What are some of the considerations that stakeholders need to be working through today to enable the UAM ecosystem of tomorrow?
To begin with, they should review the legislation to understand its implications. Carrying out an audit of the personal data an organisation holds and processes is a critical first step to understanding what data is held, where it originated and who it is shared with.
Implementing the required processes is essential for drone organisations to understand their data flows. Ultimately, they can do so through mapping where their data is sent. This will allow them to identify any weaknesses in their data security and IT infrastructure. Once all of this is understood they should draft and prioritise a set of initiatives which will enable them to become GDPR ready and ensure their data information secure.

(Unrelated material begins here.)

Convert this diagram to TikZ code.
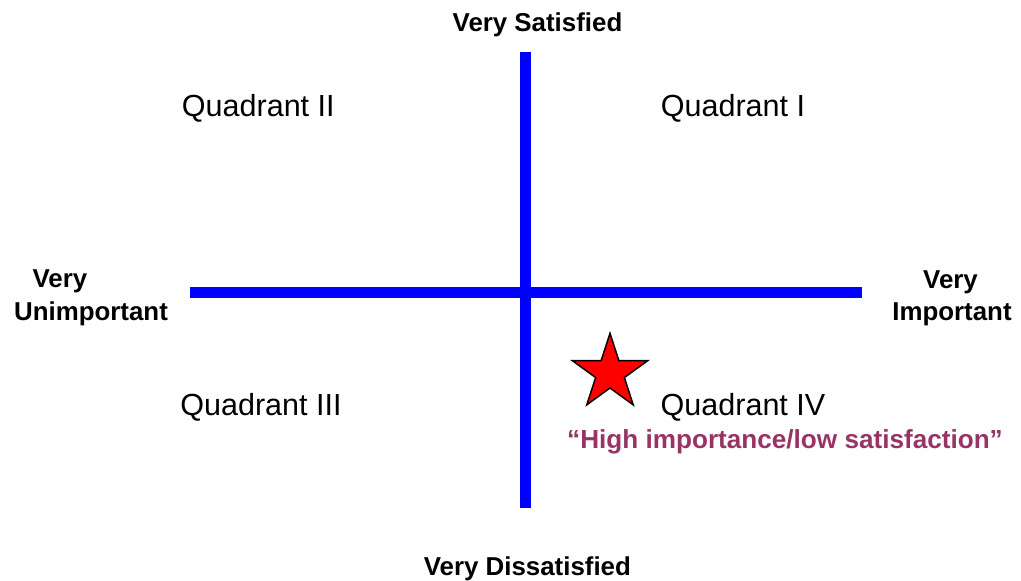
\documentclass[tikz,border=0pt]{standalone}
\usepackage{fontspec}
\setmainfont{Liberation Sans}
\usetikzlibrary{shapes.geometric}
\definecolor{axisblue}{RGB}{0,0,255}
\definecolor{hilite}{RGB}{153,51,102}
\begin{document}
\begin{tikzpicture}[x=0.75pt,y=-0.75pt,
  axisline/.style={draw=axisblue,line width=8.25pt,line cap=butt},
  quad/.style={anchor=base,inner sep=0pt,font=\fontsize{22.9}{27}\selectfont},
  axislabel/.style={anchor=base,inner sep=0pt,font=\bfseries\fontsize{19.4}{23}\selectfont},
  note/.style={anchor=base,inner sep=0pt,text=hilite,font=\bfseries\fontsize{19.6}{23}\selectfont},
  starshape/.style={star,star points=5,star point ratio=2.62,minimum size=59.4pt,inner sep=0pt,fill=red,draw=black,line width=1.1pt}]
\useasboundingbox (0,0) rectangle (1021,581);
% axis ends
\coordinate (top) at (525.5,52);
\coordinate (bottom) at (525.5,507.5);
\coordinate (left) at (190,292);
\coordinate (right) at (862,292);
\draw[axisline] (left) -- (right);
\draw[axisline] (top) -- (bottom);
% axis labels
\node[axislabel] (sat) at (537.5,31.7) {Very Satisfied};
\node[axislabel] (dissat) at (527.4,575) {Very Dissatisfied};
\node[axislabel] (unimpA) at (60,287) {Very};
\node[axislabel] (unimpB) at (91,320) {Unimportant};
\node[axislabel] (impA) at (950.5,288) {Very};
\node[axislabel] (impB) at (952,320) {Important};
% quadrants
\node[quad] (q2) at (258.3,116.7) {Quadrant II};
\node[quad] (q1) at (733,116.7) {Quadrant I};
\node[quad] (q3) at (261,415) {Quadrant III};
\node[quad] (q4) at (743,415) {Quadrant IV};
\node[note] (hl) at (785,448) {“High importance/low satisfaction”};
% star
\node[starshape] (mark) at (610,372.9) {};
\end{tikzpicture}
\end{document}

What has you most excited about where this technology is and where it’s going?
I believe that in the near future, drones will have more power, better performance and quality at a more accessible price for consumers. On the other hand, more regulations and investments will be needed regarding privacy and drone safety. We cannot forget that drones aren’t only in the air but also in the water and on land, so all of the regulations must be similar. One day we will have a multi-environment drone. That will be a big challenge.
With AI development, some of the things that we only imagined or saw in movies are happening. In 1979, the Star Trek movies envisioned what mobile phone technology could look like, but no one really knew when or if that sort of thing would be possible. Today, mobile phones are our best friends. Will drones be our next best friend and soon follow us everywhere while monitoring our fitness training but also helping transport us across the city?